I write all of this as a long way of saying that I don't get out of the house very often. Although I didn't realize it until a few years ago, the rhythms of small town life seeped into my soul and took root somewhere along the way. While my church tradition does not keep to the traditional church callender, we mark the passing of the seasons by Easter breakfasts, vacation Bible schools, Labor Day get togethers, and Christmas pagents. I find myself more and more marking the passing of time by these events and others like them. I'm finding myself at a point where I don't necessarily distrust bigger cities (ok, that's a lie but I don't completely distrust them), but I do prefer to avoid them as they tend to throw a big old stick in the bicycle wheel which is the rhythm of small town life.

Turns out that a lot of neat stuff goes on out there in the wide world while I'm passing the time away here in Assumption. Every once in a while I will get out of town and discover one of the new ways in which the world has moved forward and improved itself and with appropriate slack-jawed amazement, I will come back and tell people about my discoveries. I like to think of these discoveries as Fancy Things What I Saw in the Big City. I still remember the first time I saw one of those electronic sensory operated paper towel dispensers in a men's bathroom at a Bonanza in Western Montana.
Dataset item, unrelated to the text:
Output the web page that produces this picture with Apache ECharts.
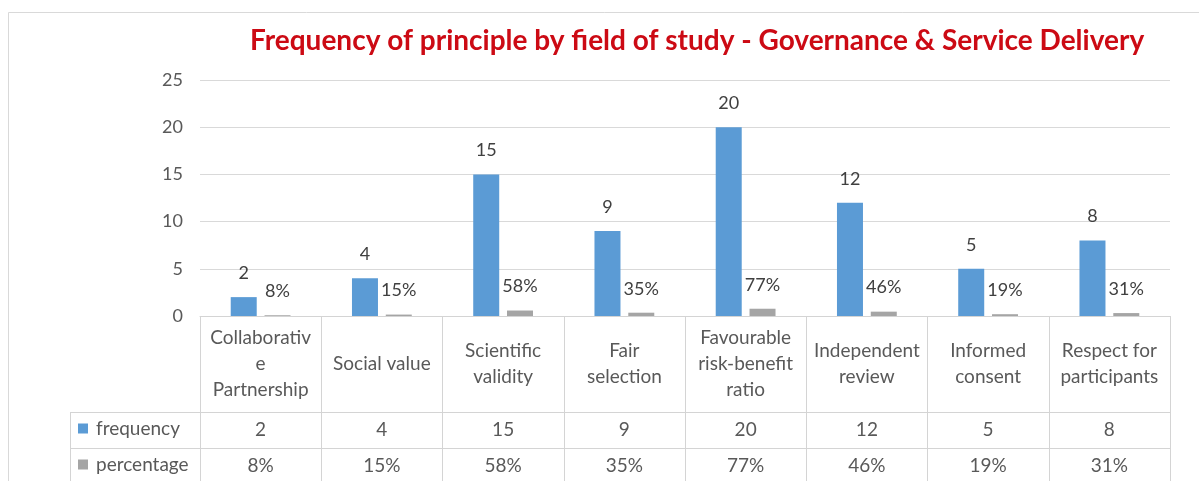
<!DOCTYPE html>
<html>
<head>
<meta charset="utf-8">
<script src="https://cdn.jsdelivr.net/npm/echarts@6/dist/echarts.min.js"></script>
<style>
  html, body { margin: 0; padding: 0; background: #fff; }
  #chart { width: 1199px; height: 481px; }
</style>
</head>
<body>
<div id="chart"></div>
<script>
// data
const categories = ['Collaborative Partnership', 'Social value', 'Scientific validity', 'Fair selection',
  'Favourable risk-benefit ratio', 'Independent review', 'Informed consent', 'Respect for participants'];
// header cell text as wrapped in the reference table
const headerLabels = ['Collaborativ\ne\nPartnership', 'Social value', 'Scientific\nvalidity', 'Fair\nselection',
  'Favourable\nrisk-benefit\nratio', 'Independent\nreview', 'Informed\nconsent', 'Respect for\nparticipants'];
const frequency = [2, 4, 15, 9, 20, 12, 5, 8];
const percentage = [0.08, 0.15, 0.58, 0.35, 0.77, 0.46, 0.19, 0.31];
const yTicks = { min: 0, max: 25, interval: 5 };

const pct = v => Math.round(v * 100) + '%';
const font = 'Lato, "Open Sans", sans-serif';
const lineColor = '#d4d4d4';
const textColor = '#595959';
const tableSize = 19;

const chart = echarts.init(document.getElementById('chart'));

const option = {
  backgroundColor: '#fff',
  title: {
    text: 'Frequency of principle by field of study - Governance & Service Delivery',
    left: 245,
    top: 22,
    textStyle: { color: '#cc0a14', fontFamily: font, fontWeight: 'bold', fontSize: 28 }
  },
  legend: [
    {
      data: ['frequency'], left: 78, top: 419, padding: 0, itemWidth: 10, itemHeight: 10,
      icon: 'rect',
      textStyle: { color: textColor, fontFamily: font, fontSize: tableSize, padding: [0, 0, 0, 3] }
    },
    {
      data: ['percentage'], left: 78, top: 455, padding: 0, itemWidth: 10, itemHeight: 10,
      icon: 'rect',
      textStyle: { color: textColor, fontFamily: font, fontSize: tableSize, padding: [0, 0, 0, 3] }
    }
  ],
  grid: { left: 200, right: 29, top: 80, bottom: 165 },
  xAxis: [
    {
      type: 'category',
      data: categories,
      axisLine: { lineStyle: { color: lineColor } },
      axisTick: { show: true, length: 170, lineStyle: { color: lineColor } },
      axisLabel: {
        interval: 0, margin: 48, verticalAlign: 'middle', lineHeight: 26,
        color: textColor, fontFamily: font, fontSize: tableSize,
        formatter: (v, i) => headerLabels[i]
      }
    },
    {
      type: 'category',
      data: frequency.map(String),
      position: 'bottom',
      offset: 114,
      axisLine: { show: false },
      axisTick: { show: false },
      axisLabel: { interval: 0, margin: 0, verticalAlign: 'middle', color: textColor, fontFamily: font, fontSize: tableSize }
    },
    {
      type: 'category',
      data: percentage.map(pct),
      position: 'bottom',
      offset: 150,
      axisLine: { show: false },
      axisTick: { show: false },
      axisLabel: { interval: 0, margin: 0, verticalAlign: 'middle', color: textColor, fontFamily: font, fontSize: tableSize }
    }
  ],
  yAxis: {
    type: 'value',
    min: yTicks.min,
    max: yTicks.max,
    interval: yTicks.interval,
    axisLabel: { color: textColor, fontFamily: font, fontSize: 18, margin: 17 },
    splitLine: { lineStyle: { color: '#d9d9d9' } },
    axisLine: { show: false },
    axisTick: { show: false }
  },
  series: [
    {
      name: 'frequency',
      type: 'bar',
      data: frequency,
      barWidth: 26,
      barGap: '30%',
      itemStyle: { color: '#5b9bd5' },
      label: { show: true, position: 'top', distance: 15, color: '#404040', fontFamily: font, fontSize: 18 }
    },
    {
      name: 'percentage',
      type: 'bar',
      data: percentage,
      barWidth: 26,
      itemStyle: { color: '#a5a5a5' },
      label: {
        show: true, position: 'top', distance: 15, color: '#404040', fontFamily: font, fontSize: 18,
        formatter: p => pct(p.value)
      }
    }
  ],
  graphic: [
    // chart border (only top and left edges fall inside the picture)
    { type: 'rect', shape: { x: 8.5, y: 12.5, width: 1300, height: 600 }, style: { fill: 'none', stroke: '#d9d9d9', lineWidth: 1 }, silent: true },
    // data table rules
    { type: 'line', shape: { x1: 70, y1: 412.5, x2: 1170, y2: 412.5 }, style: { stroke: lineColor, lineWidth: 1 } },
    { type: 'line', shape: { x1: 70, y1: 448.5, x2: 1170, y2: 448.5 }, style: { stroke: lineColor, lineWidth: 1 } },
    { type: 'line', shape: { x1: 70.5, y1: 412, x2: 70.5, y2: 481 }, style: { stroke: lineColor, lineWidth: 1 } }
  ]
};

chart.setOption(option);
</script>
</body>
</html>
I was almost speechless. No, there for about twenty seconds or so I was speechless. Then I washed my hands a second time, waved them under the sensor again, chuckled to myself and upon rejoining my party told them about the amazing machine in the bathroom.

Well I had one of those discoveries again last weekend. Alison and I were visiting her family in Naperville because she was preaching at a young adult service Sunday night. After the serivce, her dad suggested we get pizza at Lou Malnatti's. Now it was already well past my 8:30 bedtime, but Lou's pizza is well worth breaking any established rhythm of life, so I quickly gave my assent and decided I would catch up on rest later. As it turns out, I'm glad I went! Not just because the pizza was amazing (did I mention that the pizza there is A-mazing?), because it was (they have really good pizza there), but also because I made another one of my discoveries of Fancy Things What I Saw in the Big City! Once again, suffice it to say that I was speechless. Fortunately, this time after chuckling to myself I was able to whip out my fancy camera phone and get documented evidence




Now here's an even newer, even fancier way of drying your hands! Basically what you do is you stick your hands in here like this and then as you pull them out, this here machine blows air on them and dries them off. To be perfectly honest, I'm still a little bit speechless! I've even debated looking into seeing what it would cost to get one for my bathroom, but it's been a busy week with all the packing and withdrawing from seminary and all that, so I haven't got to it yet. The best thing is that it really dries your hands, not like those other air hand driers that only do the job so far and leave you to finish it by wiping your hands on you pants.

Well there you have it. Although the terrible disasters of the twentieth century went a long way towards destroying the blind optimism inherent in the liberal, secular nineteenth century mindset, the twenty-first century still gives us glimmers of hope in social progress :p

1 comment:

  1. Yup, I just saw one of those at Ikea in Phoenix a couple weeks ago. The problem is that the homeless people won't be able to dry their hair under them when they take a bath in the restroom sinks. Progress for one is regress for another.